■ WHAT IS BEING ASKED
Retype the data exactly, from its first line to the line containing "const DASH = [2, 1];", including both, and skip any picture.

%%

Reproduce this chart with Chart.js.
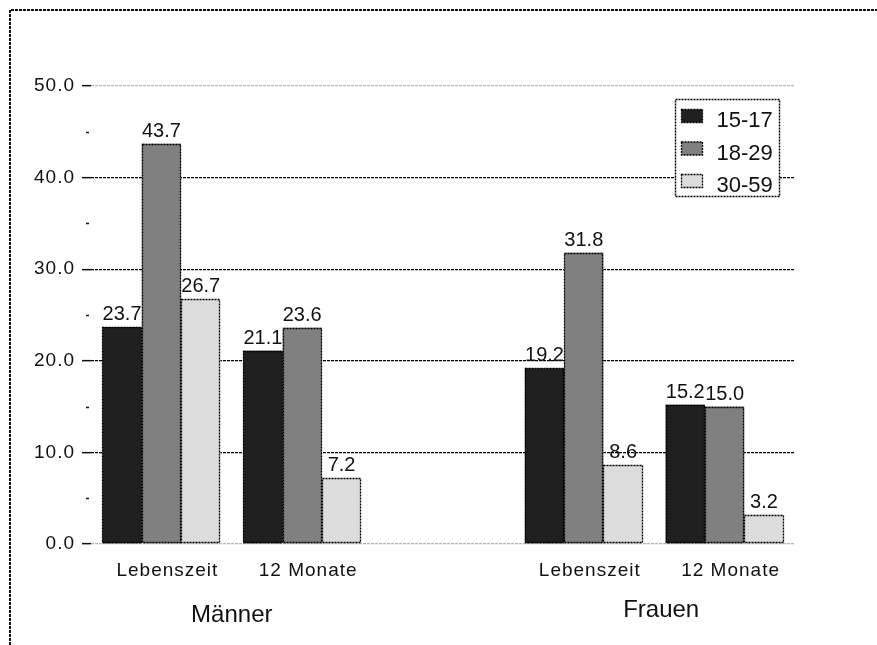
<!DOCTYPE html>
<html>
<head>
<meta charset="utf-8">
<script src="https://cdn.jsdelivr.net/npm/chart.js@4.4.1/dist/chart.umd.min.js"></script>
<style>
  html, body { margin: 0; padding: 0; background: #ffffff; }
  #wrap { width: 877px; height: 645px; }
</style>
</head>
<body>
<div id="wrap"><canvas id="chart" width="877" height="645"></canvas></div>
<script>
// Prevalence by age group (%), empty middle slot separates the two groups
const categories = ['Lebenszeit', '12 Monate', '', 'Lebenszeit', '12 Monate'];
const groupNames = ['Männer', 'Frauen'];
const ageGroups = ['15-17', '18-29', '30-59'];
const age15to17 = [23.7, 21.1, null, 19.2, 15.2];
const age18to29 = [43.7, 23.6, null, 31.8, 15.0];
const age30to59 = [26.7, 7.2, null, 8.6, 3.2];
const yMax = 50;
const yStep = 5;

const FONT = '"Liberation Sans", Arial, Helvetica, sans-serif';
const barColors = ['#202020', '#808080', '#dcdcdc'];
const DASH = [2, 1];

const decor = {
  id: 'decor',
  beforeDraw(chart) {
    const ctx = chart.ctx;
    // slightly wider letter spacing for the axis labels
    ctx.letterSpacing = '1px';
    ctx.save();
    ctx.strokeStyle = '#111';
    ctx.lineWidth = 2;
    ctx.setLineDash([3, 1]);
    ctx.beginPath();
    ctx.moveTo(10, chart.height);
    ctx.lineTo(10, 10);
    ctx.lineTo(chart.width, 10);
    ctx.stroke();
    ctx.restore();
  },
  beforeDatasetsDraw(chart) {
    const ctx = chart.ctx;
    ctx.letterSpacing = '0px';
    // short minor tick marks between the labelled ticks
    const y = chart.scales.y;
    const left = chart.chartArea.left;
    ctx.save();
    ctx.strokeStyle = '#111';
    ctx.lineWidth = 1.5;
    y.ticks.forEach(t => {
      if (t.value % 10 !== 0) {
        const py = Math.round(y.getPixelForValue(t.value)) + 0.5;
        ctx.beginPath();
        ctx.moveTo(left - 5, py);
        ctx.lineTo(left - 2, py);
        ctx.stroke();
      }
    });
    ctx.restore();
  },
  afterDatasetsDraw(chart) {
    const ctx = chart.ctx;
    const area = chart.chartArea;
    ctx.save();
    ctx.letterSpacing = '0px';

    // dashed bar outlines and value labels
    chart.data.datasets.forEach((ds, di) => {
      const meta = chart.getDatasetMeta(di);
      meta.data.forEach((el, i) => {
        const v = ds.data[i];
        if (v === null || v === undefined) return;
        const p = el.getProps(['x', 'y', 'base', 'width'], true);
        const l = Math.round(p.x - p.width / 2) + 0.5;
        const r = Math.round(p.x + p.width / 2) - 0.5;
        const t = Math.round(p.y) + 0.5;
        const b = Math.round(p.base) - 0.5;
        ctx.strokeStyle = '#000';
        ctx.lineWidth = 1.3;
        ctx.setLineDash(DASH);
        ctx.strokeRect(l, t, r - l, b - t);
        ctx.setLineDash([]);
        ctx.fillStyle = '#111';
        ctx.font = '20px ' + FONT;
        ctx.textAlign = 'center';
        ctx.textBaseline = 'alphabetic';
        ctx.fillText(v.toFixed(1), p.x, p.y - 7);
      });
    });

    // legend box
    const bx = area.right - 119.5, by = area.top + 13.5, bw = 104, bh = 97;
    ctx.fillStyle = '#fff';
    ctx.fillRect(bx, by, bw, bh);
    ctx.strokeStyle = '#000';
    ctx.lineWidth = 1.5;
    ctx.setLineDash(DASH);
    ctx.strokeRect(bx, by, bw, bh);
    chart.data.datasets.forEach((ds, di) => {
      const cy = by + 16.5 + di * 32.5;
      ctx.fillStyle = ds.backgroundColor;
      ctx.fillRect(bx + 6, cy - 6.5, 21, 13);
      ctx.lineWidth = 1.3;
      ctx.strokeStyle = '#000';
      ctx.strokeRect(bx + 6, cy - 6.5, 21, 13);
      ctx.fillStyle = '#111';
      ctx.font = '22px ' + FONT;
      ctx.textAlign = 'left';
      ctx.textBaseline = 'alphabetic';
      ctx.fillText(ds.label, bx + 41, cy + 11);
    });
    ctx.setLineDash([]);

    // group titles below the category labels
    const x = chart.scales.x;
    ctx.fillStyle = '#111';
    ctx.font = '24px ' + FONT;
    ctx.textAlign = 'center';
    ctx.textBaseline = 'alphabetic';
    const m = (x.getPixelForValue(0) + x.getPixelForValue(1)) / 2;
    const f = (x.getPixelForValue(3) + x.getPixelForValue(4)) / 2;
    ctx.fillText(groupNames[0], m, area.bottom + 78);
    ctx.fillText(groupNames[1], f + 7, area.bottom + 73);
    ctx.restore();
  }
};

const seriesValues = [age15to17, age18to29, age30to59];

new Chart(document.getElementById('chart'), {
  type: 'bar',
  data: {
    labels: categories,
    datasets: seriesValues.map((vals, i) => ({
      label: ageGroups[i],
      data: vals,
      backgroundColor: barColors[i],
      borderWidth: 0,
      barPercentage: 1.0,
      categoryPercentage: 0.838
    }))
  },
  options: {
    responsive: false,
    animation: false,
    devicePixelRatio: 1,
    layout: { padding: { top: 86, right: 82, left: 0, bottom: 0 } },
    plugins: {
      legend: { display: false },
      tooltip: { enabled: false }
    },
    scales: {
      x: {
        grid: { display: false, drawTicks: false },
        border: { display: false },
        ticks: {
          color: '#111',
          font: { family: FONT, size: 19 },
          padding: 15,
          labelOffset: 6,
          maxRotation: 0,
          autoSkip: false
        },
        afterFit(scale) { scale.height = 101; }
      },
      y: {
        min: 0,
        max: yMax,
        border: { display: false, dash: [3, 1] },
        grid: {
          lineWidth: 1.3,
          tickLength: 9,
          color: c => (c.tick && c.tick.value % 10 !== 0) ? 'rgba(0,0,0,0)'
            : ((c.tick && (c.tick.value === 0 || c.tick.value === yMax)) ? '#b4b4b4' : '#000000'),
          tickColor: c => (c.tick && c.tick.value % 10 !== 0) ? 'rgba(0,0,0,0)' : '#111',
          tickWidth: 1.5
        },
        ticks: {
          stepSize: yStep,
          color: '#111',
          font: { family: FONT, size: 19 },
          padding: 7,
          callback: v => (v % 10 === 0 ? Number(v).toFixed(1) : '')
        },
        afterFit(scale) { scale.width = 91; }
      }
    }
  },
  plugins: [decor]
});
</script>
</body>
</html>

%%

■ SOLUTION
Reproduce this chart with Chart.js.
<!DOCTYPE html>
<html>
<head>
<meta charset="utf-8">
<script src="https://cdn.jsdelivr.net/npm/chart.js@4.4.1/dist/chart.umd.min.js"></script>
<style>
  html, body { margin: 0; padding: 0; background: #ffffff; }
  #wrap { width: 877px; height: 645px; }
</style>
</head>
<body>
<div id="wrap"><canvas id="chart" width="877" height="645"></canvas></div>
<script>
// Prevalence by age group (%), empty middle slot separates the two groups
const categories = ['Lebenszeit', '12 Monate', '', 'Lebenszeit', '12 Monate'];
const groupNames = ['Männer', 'Frauen'];
const ageGroups = ['15-17', '18-29', '30-59'];
const age15to17 = [23.7, 21.1, null, 19.2, 15.2];
const age18to29 = [43.7, 23.6, null, 31.8, 15.0];
const age30to59 = [26.7, 7.2, null, 8.6, 3.2];
const yMax = 50;
const yStep = 5;

const FONT = '"Liberation Sans", Arial, Helvetica, sans-serif';
const barColors = ['#202020', '#808080', '#dcdcdc'];
const DASH = [2, 1];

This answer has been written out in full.